Heat Map Analysis of Salaries by Job and State
This heat map highlights how salaries for data-related roles vary across different states. It visually compares which states offer the highest and lowest pay for each job title, making it easy to spot regional trends and identify where certain roles are most valued.
# Ensure Annual.Salary is numeric
df$Annual.Salary <- as.numeric(gsub(",", "", df$Annual.Salary))
# Reorder Job by mean salary
df$Job <- reorder(df$Job, df$Annual.Salary, FUN = mean)
# Heatmap of Salaries by Job and State
ggplot(df, aes(x = Job, y = reorder(State, -Annual.Salary), fill = Annual.Salary)) +
geom_tile(color = "white") +
labs(
title = "Geographic and Role Based Salary Patterns",
subtitle = "Annual Salaries for Data Roles Across U.S. States",
x = "Job Role",
y = "State",
fill = "Salary ($)",
caption = "Source: Glassdoor Salary Data (2024)"
) +
scale_fill_gradient(low = "lightblue", high = "darkblue", labels = dollar) +
theme_minimal() +
theme(
plot.title = element_text(size = 16, face = "bold", hjust = 0.5),
plot.subtitle = element_text(size = 12, hjust = 0.5),
axis.text.x = element_text(angle = 45, hjust = 1),
axis.text.y = element_text(size = 10)
)States like California, New York, and Massachusetts show the darkest tiles, indicating higher salary levels for most roles. The heatmap confirms that geography significantly influences pay even within the same job category.
Top 5 Highest Paid Roles per State Table
Top_Roles <- df %>%
group_by(State) %>%
arrange(desc(Annual.Salary)) %>%
slice(1:5)
datatable(
Top_Roles,
options = list(
pageLength = 10,
lengthChange = FALSE,
scrollY = "400px",
scrollCollapse = TRUE
),
caption = "Top 5 Highest Paid Roles per State"
)This scatter plot shows the relationship between job roles and salaries in the top five highest paying states. It helps identify which roles command the highest pay in these regions and how compensation varies by both position and location.
library(ggrepel)
Top_States <- df %>% group_by(State) %>%
summarize(Avg_Salary = mean(Annual.Salary, na.rm = TRUE)) %>%
arrange(desc(Avg_Salary)) %>% slice_head(n = 5)
# Filter df for Top 5 States
df_top_states <- df %>% filter(State %in% Top_States$State)

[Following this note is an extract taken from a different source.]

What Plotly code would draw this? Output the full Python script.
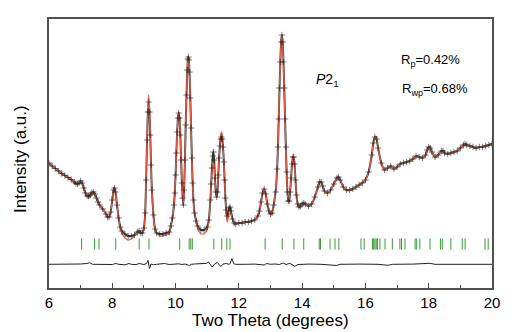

# Step 3: Create top_labels data for labeling
top_labels <- df_top_states %>% group_by(State) %>% slice_max(order_by = Annual.Salary, n = 1)
# Step 4: Scatter plot
ggplot(df_top_states, aes(x = State, y = Annual.Salary, color = Job)) +
geom_point(size = 3, alpha = 0.8) +
geom_smooth(method = "lm", color = "#4F3C5F", se = FALSE) +
geom_text_repel(
data = top_labels,
aes(label = Job),
size = 3.2,
color = "black"
) +
scale_color_brewer(palette = "Set2") +
scale_y_continuous(labels = dollar_format()) +
labs(
title = "Top 5 States and Highest Paid Data Roles",
subtitle = "Roles like Machine Learning Engineer and Data Scientist dominate high paying states",
x = "State",
y = "Annual Salary ($)",
color = "Job Role",
caption = "Source: Glassdoor Salary Data (2024)"
) +
theme_bw() +
theme(
plot.title = element_text(size = 16, face = "bold", hjust = 0.5),
plot.subtitle = element_text(size = 12, hjust = 0.5),
axis.text.x = element_text(angle = 45, hjust = 1)
) +
annotate(
"text",
x = 2,
y = 190000,
label = "California and NY lead in pay for ML and Data Science roles",
size = 3.5,
color = "black"
)This final plot ties both dimensions together role and geography. It shows that top paying jobs like Machine Learning Engineer and Data Scientist are most concentrated in high salary states such as California and New York. The trend line reinforces that these states consistently offer better compensation across data roles.
Conclusion
Data professions command strong salaries overall, though compensation varies by both role and geography
Role differences: Data Engineers and Quantitative Analysts tend to earn the most, while Data Analysts and Statisticians see lower but steadier pay.
Geographic variation: States such as Washington, New York, and Alaska offer the highest salaries, while Arkansas and West Virginia rank among the lowest.
Impact of location: A Data Analyst in New York can earn nearly as much as a Data Scientist in a lower paying state, showing how strongly geography shapes opportunity.
Overall, this analysis shows that understanding both the role and the location is critical for making informed career decisions in the data field.